Adeline LaRue was not meant to live in her little village of Villon-Sur-Sarthe, especially in the early eighteenth century. Her greatest joy is travelling with her father to Le Mans because it gives her a glimpse at the wider world. But when she’s pushed into marriage with an older widower, Addie makes a desperate bargain with an old deity on the night before the wedding. The deal gives Addie immortality and endless youth…at the cost of never been remembered by anyone. Her parents and neighbors think she’s a stranger. The first person she rents a room from has Addie thrown out of the room in the morning because she thinks Addie snuck in. The first years are rough on Addie and every year, on their “anniversary,” the deity (called Luc for convenience) returns to ask Addie if she’s ready to give up her life and soul yet.
But we know from the chapters set in 2014 that Addie has learned to cope with her curse. She steals what she needs and has learned to sneak out in the morning before her lovers wake up with no memory of her. It’s a lonely existence, but Addie has learned to deal with it over 300 years. I loved how stubborn Addie was. Sure, she suffers and despairs, but Luc’s constant games make Addie more angry than in the mood to give up.

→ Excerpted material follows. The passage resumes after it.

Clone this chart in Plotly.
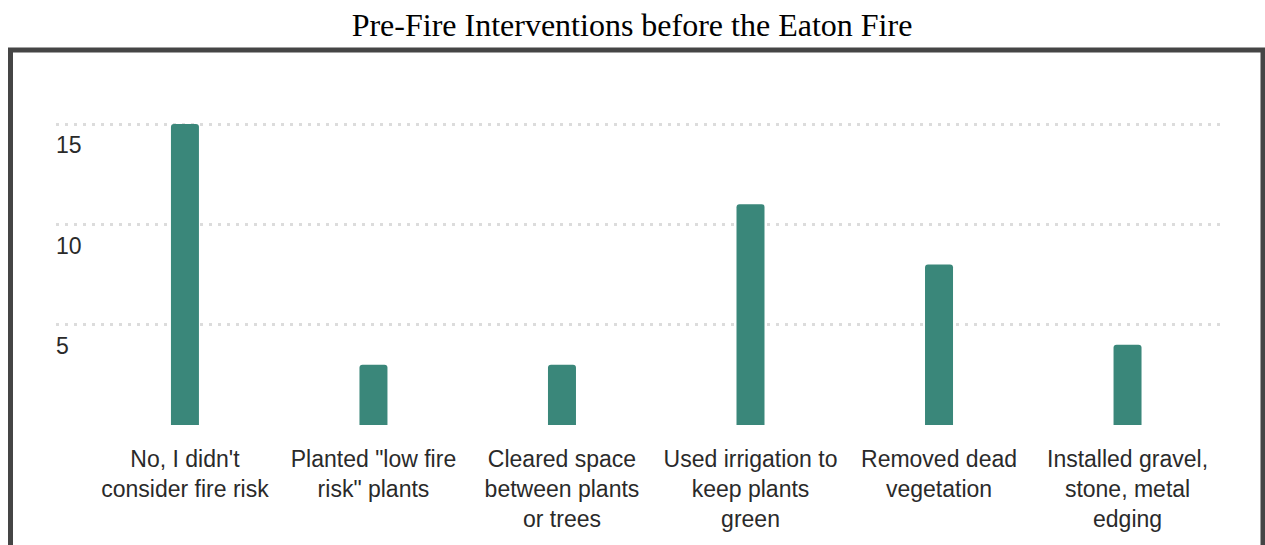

One day in 2014, Addie lifts a book from The Last Word. As she walks out the door, the bookseller rushes out to catch the thief. Addie is stunned because he’s the only person other than Luc who can remember Addie once she passes out of their sight. Addie’s burgeoning relationship with Henry the bookseller raises the stakes even higher in her fight with Luc. For the first time in a long time, Addie has something to lose other than herself.
It took me some time to settle into The Invisible Life of Addie LaRue. I’ve learned that Schwab’s characters are always complex; no one is completely good or bad. Luc is chaos but occasionally capable of showing kindness. Henry is a thoughtful boyfriend but scarred by having his love unreciprocated in the past. He can be needy, while his own deal makes him pathologically impatient. And then, there’s Addie. Three hundred years of living without human connection that lasts longer than a few hours have made her callous about some things and very casual about the eighth commandment. These nuances are part of what make Schwab’s novels such a pleasure to read. I always know that I will get a highly original spin on tropes of good and evil and highly developed characters.
I received a free copy of this book from the publisher via NetGalley, for review consideration.